# TASK TO CARRY OUT
Transcribe everything in the data word for word. Pictures are left out.

# AVAILABLE DATA
= = = = =

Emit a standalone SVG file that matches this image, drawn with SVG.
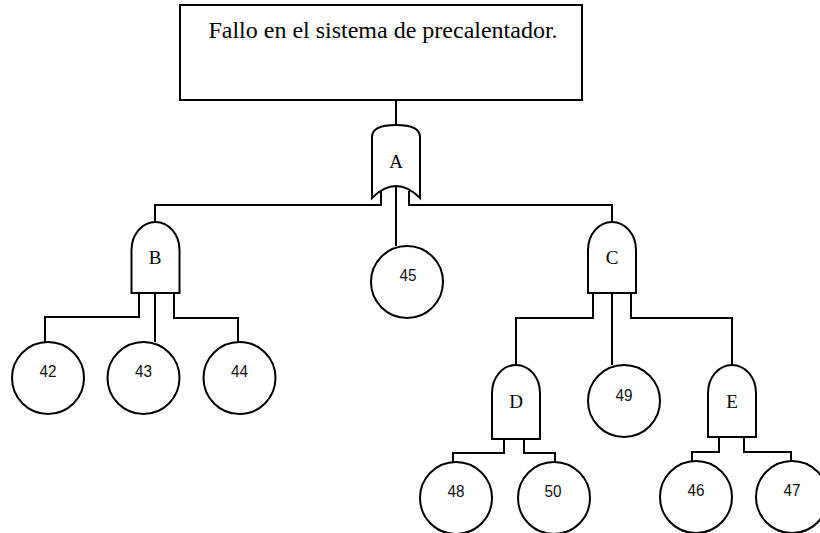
<svg xmlns="http://www.w3.org/2000/svg" width="820" height="533" viewBox="0 0 820 533">
<style>
.s{fill:#fff;stroke:#000;stroke-width:2}
.c{fill:none;stroke:#000;stroke-width:2}
.g{font-family:"Liberation Serif","Times New Roman",serif;font-size:19px;text-anchor:middle;fill:#000}
.n{font-family:"Liberation Sans",Arial,sans-serif;font-size:17px;text-anchor:middle;fill:#111}
</style>
<rect width="820" height="533" fill="#fff"/>
<g id="connectors" class="c">
<path d="M396,100V125"/>
<path d="M381,191V205H155V222"/>
<path d="M409,191V205H612V222"/>
<path d="M396,186V246"/>
<path d="M139,293V317H45V342"/>
<path d="M155,293V342"/>
<path d="M174,293V318H238V342"/>
<path d="M593,293V318H516V365"/>
<path d="M612,293V365"/>
<path d="M631,293V318H732V365"/>
<path d="M504,439V453H453V462"/>
<path d="M524,439V453H555V462"/>
<path d="M719,437V452H692V461"/>
<path d="M744,437V452H791V461"/>
</g>
<g id="top">
<rect class="s" x="180" y="5" width="402" height="95"/>
<text x="383" y="38" style="font-family:'Liberation Serif','Times New Roman',serif;font-size:24px;text-anchor:middle">Fallo en el sistema de precalentador.</text>
</g>
<g id="gateA">
<path class="s" d="M372,198V137Q372,125 396,125Q420,125 420,137V198Q396,174 372,198Z"/>
<text class="g" x="396" y="168">A</text>
</g>
<g id="gateB">
<path class="s" d="M131.5,293V250A24,28 0 0 1 179.5,250V293Z"/>
<text class="g" x="155" y="264">B</text>
</g>
<g id="gateC">
<path class="s" d="M588,293V250A24,28 0 0 1 636,250V293Z"/>
<text class="g" x="612" y="264">C</text>
</g>
<g id="gateD">
<path class="s" d="M492,439V393A24,28 0 0 1 540,393V439Z"/>
<text class="g" x="516" y="408">D</text>
</g>
<g id="gateE">
<path class="s" d="M708,437V393A24,28 0 0 1 756,393V437Z"/>
<text class="g" x="732" y="408">E</text>
</g>
<g id="e42"><circle class="s" cx="48" cy="378" r="36"/><text class="n" x="48" y="377" textLength="17" lengthAdjust="spacingAndGlyphs">42</text></g>
<g id="e43"><circle class="s" cx="143.5" cy="378" r="36"/><text class="n" x="143.5" y="377" textLength="17" lengthAdjust="spacingAndGlyphs">43</text></g>
<g id="e44"><circle class="s" cx="239.5" cy="378" r="36"/><text class="n" x="239.5" y="377" textLength="17" lengthAdjust="spacingAndGlyphs">44</text></g>
<g id="e45"><circle class="s" cx="407" cy="282" r="36"/><text class="n" x="408" y="281" textLength="17" lengthAdjust="spacingAndGlyphs">45</text></g>
<g id="e49"><circle class="s" cx="624" cy="401" r="36"/><text class="n" x="624" y="401" textLength="17" lengthAdjust="spacingAndGlyphs">49</text></g>
<g id="e48"><circle class="s" cx="456" cy="498" r="36"/><text class="n" x="456" y="497" textLength="17" lengthAdjust="spacingAndGlyphs">48</text></g>
<g id="e50"><circle class="s" cx="554" cy="498" r="36"/><text class="n" x="553" y="497" textLength="17" lengthAdjust="spacingAndGlyphs">50</text></g>
<g id="e46"><circle class="s" cx="696" cy="497" r="36"/><text class="n" x="696" y="496" textLength="17" lengthAdjust="spacingAndGlyphs">46</text></g>
<g id="e47"><circle class="s" cx="792" cy="497" r="36"/><text class="n" x="792" y="496" textLength="17" lengthAdjust="spacingAndGlyphs">47</text></g>
</svg>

= = = = =

# SOLUTION TO THIS TASK
Emit a standalone SVG file that matches this image, drawn with SVG.
<svg xmlns="http://www.w3.org/2000/svg" width="820" height="533" viewBox="0 0 820 533">
<style>
.s{fill:#fff;stroke:#000;stroke-width:2}
.c{fill:none;stroke:#000;stroke-width:2}
.g{font-family:"Liberation Serif","Times New Roman",serif;font-size:19px;text-anchor:middle;fill:#000}
.n{font-family:"Liberation Sans",Arial,sans-serif;font-size:17px;text-anchor:middle;fill:#111}
</style>
<rect width="820" height="533" fill="#fff"/>
<g id="connectors" class="c">
<path d="M396,100V125"/>
<path d="M381,191V205H155V222"/>
<path d="M409,191V205H612V222"/>
<path d="M396,186V246"/>
<path d="M139,293V317H45V342"/>
<path d="M155,293V342"/>
<path d="M174,293V318H238V342"/>
<path d="M593,293V318H516V365"/>
<path d="M612,293V365"/>
<path d="M631,293V318H732V365"/>
<path d="M504,439V453H453V462"/>
<path d="M524,439V453H555V462"/>
<path d="M719,437V452H692V461"/>
<path d="M744,437V452H791V461"/>
</g>
<g id="top">
<rect class="s" x="180" y="5" width="402" height="95"/>
<text x="383" y="38" style="font-family:'Liberation Serif','Times New Roman',serif;font-size:24px;text-anchor:middle">Fallo en el sistema de precalentador.</text>
</g>
<g id="gateA">
<path class="s" d="M372,198V137Q372,125 396,125Q420,125 420,137V198Q396,174 372,198Z"/>
<text class="g" x="396" y="168">A</text>
</g>
<g id="gateB">
<path class="s" d="M131.5,293V250A24,28 0 0 1 179.5,250V293Z"/>
<text class="g" x="155" y="264">B</text>
</g>
<g id="gateC">
<path class="s" d="M588,293V250A24,28 0 0 1 636,250V293Z"/>
<text class="g" x="612" y="264">C</text>
</g>
<g id="gateD">
<path class="s" d="M492,439V393A24,28 0 0 1 540,393V439Z"/>
<text class="g" x="516" y="408">D</text>
</g>
<g id="gateE">
<path class="s" d="M708,437V393A24,28 0 0 1 756,393V437Z"/>
<text class="g" x="732" y="408">E</text>
</g>
<g id="e42"><circle class="s" cx="48" cy="378" r="36"/><text class="n" x="48" y="377" textLength="17" lengthAdjust="spacingAndGlyphs">42</text></g>
<g id="e43"><circle class="s" cx="143.5" cy="378" r="36"/><text class="n" x="143.5" y="377" textLength="17" lengthAdjust="spacingAndGlyphs">43</text></g>
<g id="e44"><circle class="s" cx="239.5" cy="378" r="36"/><text class="n" x="239.5" y="377" textLength="17" lengthAdjust="spacingAndGlyphs">44</text></g>
<g id="e45"><circle class="s" cx="407" cy="282" r="36"/><text class="n" x="408" y="281" textLength="17" lengthAdjust="spacingAndGlyphs">45</text></g>
<g id="e49"><circle class="s" cx="624" cy="401" r="36"/><text class="n" x="624" y="401" textLength="17" lengthAdjust="spacingAndGlyphs">49</text></g>
<g id="e48"><circle class="s" cx="456" cy="498" r="36"/><text class="n" x="456" y="497" textLength="17" lengthAdjust="spacingAndGlyphs">48</text></g>
<g id="e50"><circle class="s" cx="554" cy="498" r="36"/><text class="n" x="553" y="497" textLength="17" lengthAdjust="spacingAndGlyphs">50</text></g>
<g id="e46"><circle class="s" cx="696" cy="497" r="36"/><text class="n" x="696" y="496" textLength="17" lengthAdjust="spacingAndGlyphs">46</text></g>
<g id="e47"><circle class="s" cx="792" cy="497" r="36"/><text class="n" x="792" y="496" textLength="17" lengthAdjust="spacingAndGlyphs">47</text></g>
</svg>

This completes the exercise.